++++ Dataset content

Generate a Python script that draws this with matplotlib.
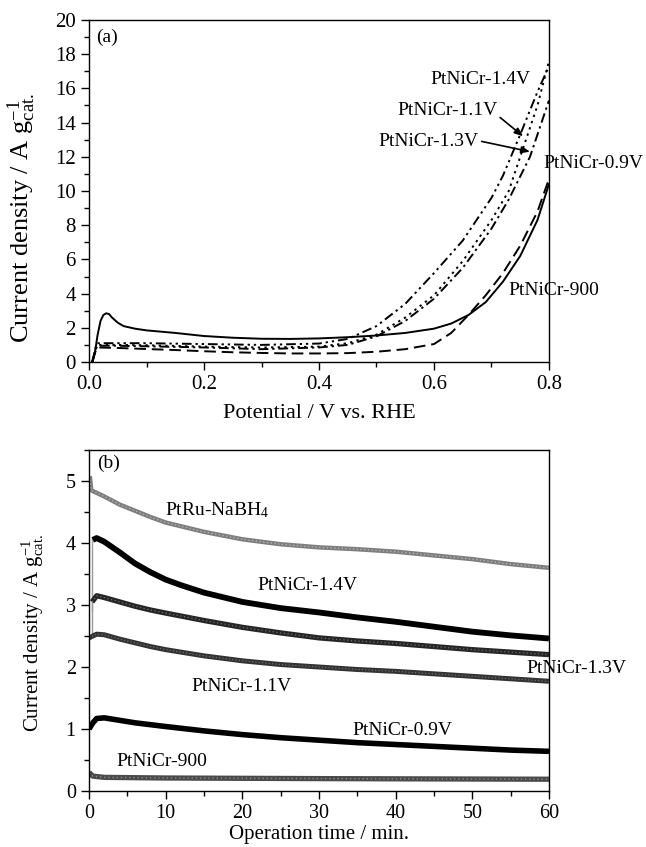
"""
Two-panel figure: LSV curves (a) and chronoamperometry (b) for PtNiCr catalysts.
"""
import numpy as np
import matplotlib
matplotlib.use('Agg')
import matplotlib.pyplot as plt
from matplotlib.ticker import MultipleLocator

plt.rcParams['font.family'] = ['Liberation Serif', 'DejaVu Serif']
plt.rcParams['mathtext.fontset'] = 'custom'
plt.rcParams['mathtext.rm'] = 'Liberation Serif'
plt.rcParams['mathtext.it'] = 'Liberation Serif:italic'

# ---- panel (a): potential (V) vs current density ----
pot_09 = [0.005, 0.01, 0.015, 0.02, 0.025, 0.03, 0.035, 0.04, 0.05, 0.06, 0.08, 0.1, 0.15, 0.2,
          0.25, 0.3, 0.35, 0.4, 0.45, 0.5, 0.55, 0.6, 0.63, 0.66, 0.69, 0.72, 0.75, 0.78, 0.8]
cur_09 = [0.0, 0.5, 1.6, 2.4, 2.75, 2.85, 2.8, 2.6, 2.3, 2.1, 1.95, 1.85, 1.7, 1.52,
          1.42, 1.36, 1.35, 1.38, 1.45, 1.55, 1.7, 1.95, 2.25, 2.75, 3.5, 4.7, 6.2, 8.3, 10.4]

pot_900 = [0.006, 0.01, 0.014, 0.05, 0.1, 0.15, 0.2, 0.25, 0.3, 0.35, 0.4, 0.45, 0.5, 0.55,
           0.6, 0.63, 0.66, 0.69, 0.72, 0.75, 0.78, 0.8]
cur_900 = [0.0, 0.5, 0.85, 0.82, 0.76, 0.7, 0.63, 0.57, 0.53, 0.5, 0.5, 0.52, 0.6, 0.75,
           1.05, 1.7, 2.75, 3.9, 5.2, 6.8, 8.8, 10.7]

pot_14 = [0.006, 0.01, 0.014, 0.05, 0.1, 0.2, 0.3, 0.4, 0.45, 0.5, 0.55, 0.6, 0.65, 0.7,
          0.73, 0.755, 0.78, 0.8]
cur_14 = [0.0, 0.6, 1.0, 1.0, 0.98, 0.9, 0.85, 0.9, 1.1, 1.6, 2.6, 3.9, 5.9, 8.3,
          10.0, 12.5, 15.0, 17.6]

pot_11 = [0.006, 0.01, 0.014, 0.05, 0.1, 0.2, 0.3, 0.4, 0.45, 0.5, 0.55, 0.6, 0.65, 0.7,
          0.72, 0.75, 0.78, 0.8]
cur_11 = [0.0, 0.7, 1.1, 1.1, 1.1, 1.05, 1.0, 1.08, 1.35, 2.1, 3.4, 5.2, 7.1, 9.6,
          10.9, 13.3, 15.8, 17.3]

pot_13 = [0.006, 0.01, 0.014, 0.05, 0.1, 0.2, 0.3, 0.4, 0.45, 0.5, 0.55, 0.6, 0.65, 0.7,
          0.73, 0.767, 0.8]
cur_13 = [0.0, 0.55, 0.95, 0.95, 0.92, 0.85, 0.75, 0.85, 1.0, 1.5, 2.4, 3.7, 5.5, 7.8,
          9.5, 12.0, 15.3]

# ---- panel (b): time (min) vs current density ----
t_ru = [0.1, 0.3, 2, 4, 6, 8, 10, 15, 20, 25, 30, 35, 40, 45, 50, 55, 60]
j_ru = [5.08, 4.85, 4.75, 4.62, 4.52, 4.42, 4.33, 4.18, 4.06, 3.98, 3.93, 3.9, 3.86, 3.8,
        3.74, 3.66, 3.6]

t_14 = [0.5, 1, 2, 4, 6, 8, 10, 12, 15, 20, 25, 30, 35, 40, 45, 50, 55, 60]
j_14 = [4.05, 4.08, 4.02, 3.85, 3.67, 3.53, 3.41, 3.32, 3.2, 3.05, 2.95, 2.88, 2.8, 2.73,
        2.65, 2.57, 2.51, 2.46]

t_13 = [0.4, 1, 2, 4, 6, 8, 10, 15, 20, 25, 30, 35, 40, 45, 50, 55, 60]
j_13 = [3.05, 3.15, 3.12, 3.05, 2.98, 2.92, 2.87, 2.75, 2.64, 2.55, 2.47, 2.42, 2.38, 2.33,
        2.28, 2.24, 2.2]

t_11 = [0, 1, 2, 4, 6, 8, 10, 15, 20, 25, 30, 35, 40, 45, 50, 55, 60]
j_11 = [2.47, 2.53, 2.52, 2.45, 2.39, 2.33, 2.28, 2.18, 2.1, 2.04, 2.0, 1.96, 1.93, 1.89,
        1.85, 1.81, 1.77]

t_09 = [0, 0.5, 1, 2, 4, 6, 8, 10, 15, 20, 25, 30, 35, 40, 45, 50, 55, 60]
j_09 = [1.0, 1.1, 1.17, 1.18, 1.14, 1.1, 1.07, 1.04, 0.97, 0.91, 0.86, 0.82, 0.78, 0.75,
        0.72, 0.69, 0.66, 0.64]

t_900 = [0, 0.5, 2, 10, 30, 60]
j_900 = [0.3, 0.24, 0.22, 0.21, 0.2, 0.19]

# start-up transients (thin grey)
t_rise = [0.4, 0.4]
j_rise14 = [2.9, 4.1]
j_rise13 = [2.5, 3.1]


def style_axes(ax, size):
    for sp in ax.spines.values():
        sp.set_linewidth(1.0)
    ax.tick_params(which='both', direction='out', top=False, right=False, labelsize=size, width=1.0)
    ax.tick_params(which='major', length=6)
    ax.tick_params(which='minor', length=3.5)


fig = plt.figure(figsize=(6.46, 8.47), dpi=100)

# panel (a)
ax = fig.add_axes([0.1378, 0.5726, 0.712, 0.4038])
ax.plot(pot_09, cur_09, c='k', lw=1.4, ls='-')
ax.plot(pot_900, cur_900, c='k', lw=1.4, ls=(0, (6, 3)))
ax.plot(pot_14, cur_14, c='k', lw=1.4, ls=(0, (1.2, 2.2)))
ax.plot(pot_11, cur_11, c='k', lw=1.4, ls=(0, (5, 2, 1.2, 2, 1.2, 2)))
ax.plot(pot_13, cur_13, c='k', lw=1.4, ls=(0, (5, 2, 1.2, 2)))
ax.set_xlim(0, 0.8)
ax.set_ylim(0, 20)
ax.xaxis.set_major_locator(MultipleLocator(0.2))
ax.xaxis.set_minor_locator(MultipleLocator(0.1))
ax.yaxis.set_major_locator(MultipleLocator(2))
ax.yaxis.set_minor_locator(MultipleLocator(1))
ax.set_xticks(ax.get_xticks())
ax.set_xticklabels([f'{v:.1f}' for v in ax.get_xticks()])
ax.set_xlim(0, 0.8)
style_axes(ax, 15)
ax.set_xlabel('Potential / V vs. RHE', fontsize=16, labelpad=7)
ax.set_ylabel(r'Current density / A g$_{\mathregular{cat.}}^{\mathregular{-1}}$', fontsize=19)
ax.yaxis.set_label_coords(-0.112, 0.42)
ax.text(0.012, 19.0, '(a)', fontsize=14, va='center')
ax.text(0.593, 16.5, 'PtNiCr-1.4V', fontsize=14, va='center')
ax.text(0.537, 14.7, 'PtNiCr-1.1V', fontsize=14, va='center')
ax.text(0.503, 12.9, 'PtNiCr-1.3V', fontsize=14, va='center')
ax.text(0.79, 11.6, 'PtNiCr-0.9V', fontsize=14, va='center', clip_on=False)
ax.text(0.729, 4.2, 'PtNiCr-900', fontsize=14, va='center')
arrow = dict(arrowstyle='-|>,head_length=0.5,head_width=0.2', color='k', lw=1.2, shrinkA=0, shrinkB=0)
ax.annotate('', xy=(0.755, 13.2), xytext=(0.715, 14.3), arrowprops=arrow)
ax.annotate('', xy=(0.767, 12.3), xytext=(0.683, 12.9), arrowprops=arrow)

# panel (b)
bx = fig.add_axes([0.1378, 0.0661, 0.712, 0.4026])
bx.plot(t_rise, j_rise14, c='#9a9a9a', lw=1.0)
bx.plot(t_rise, j_rise13, c='#9a9a9a', lw=1.0)
bx.plot(t_900, j_900, c='#4a4a4a', lw=3.8, solid_capstyle='butt')
bx.plot(t_900, j_900, c='#8a8a8a', lw=1.0, ls=(0, (1, 2)))
bx.plot(t_09, j_09, c='k', lw=4.0, solid_capstyle='butt')
bx.plot(t_11, j_11, c='#333333', lw=3.6, solid_capstyle='butt')
bx.plot(t_11, j_11, c='#7a7a7a', lw=0.8, ls=(0, (1, 2)))
bx.plot(t_13, j_13, c='#262626', lw=3.8, solid_capstyle='butt')
bx.plot(t_13, j_13, c='#6e6e6e', lw=0.9, ls=(0, (1, 2)))
bx.plot(t_14, j_14, c='k', lw=4.2, solid_capstyle='butt')
bx.plot(t_ru, j_ru, c='#7e7e7e', lw=3.2, solid_capstyle='butt')
bx.plot(t_ru, j_ru, c='#b8b8b8', lw=0.9, ls=(0, (1, 2)))
bx.set_xlim(0, 60)
bx.set_ylim(0, 5.5)
bx.xaxis.set_major_locator(MultipleLocator(10))
bx.xaxis.set_minor_locator(MultipleLocator(5))
bx.yaxis.set_major_locator(MultipleLocator(1))
bx.yaxis.set_minor_locator(MultipleLocator(0.5))
style_axes(bx, 14.5)
bx.set_xlabel('Operation time / min.', fontsize=15, labelpad=1)
bx.set_ylabel(r'Current density / A g$_{\mathregular{cat.}}^{\mathregular{-1}}$', fontsize=15)
bx.yaxis.set_label_coords(-0.093, 0.463)
bx.text(1.0, 5.29, '(b)', fontsize=14, va='center')
bx.text(9.9, 4.53, r'PtRu-NaBH$_{\mathregular{4}}$', fontsize=14, va='center')
bx.text(21.9, 3.32, 'PtNiCr-1.4V', fontsize=14, va='center')
bx.text(57.1, 1.98, 'PtNiCr-1.3V', fontsize=14, va='center', clip_on=False)
bx.text(13.4, 1.68, 'PtNiCr-1.1V', fontsize=14, va='center')
bx.text(34.4, 0.98, 'PtNiCr-0.9V', fontsize=14, va='center')
bx.text(3.6, 0.47, 'PtNiCr-900', fontsize=14, va='center')

fig.savefig('out.png', dpi=100)
plt.close(fig)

++++++++

▸ **Stated problem**:
Restate only the lines running from the start of the material above through the line containing "6.2, 8.3, 10.4]", ends included. No pictures.

▸ **The output**:
Generate a Python script that draws this with matplotlib.
"""
Two-panel figure: LSV curves (a) and chronoamperometry (b) for PtNiCr catalysts.
"""
import numpy as np
import matplotlib
matplotlib.use('Agg')
import matplotlib.pyplot as plt
from matplotlib.ticker import MultipleLocator

plt.rcParams['font.family'] = ['Liberation Serif', 'DejaVu Serif']
plt.rcParams['mathtext.fontset'] = 'custom'
plt.rcParams['mathtext.rm'] = 'Liberation Serif'
plt.rcParams['mathtext.it'] = 'Liberation Serif:italic'

# ---- panel (a): potential (V) vs current density ----
pot_09 = [0.005, 0.01, 0.015, 0.02, 0.025, 0.03, 0.035, 0.04, 0.05, 0.06, 0.08, 0.1, 0.15, 0.2,
          0.25, 0.3, 0.35, 0.4, 0.45, 0.5, 0.55, 0.6, 0.63, 0.66, 0.69, 0.72, 0.75, 0.78, 0.8]
cur_09 = [0.0, 0.5, 1.6, 2.4, 2.75, 2.85, 2.8, 2.6, 2.3, 2.1, 1.95, 1.85, 1.7, 1.52,
          1.42, 1.36, 1.35, 1.38, 1.45, 1.55, 1.7, 1.95, 2.25, 2.75, 3.5, 4.7, 6.2, 8.3, 10.4]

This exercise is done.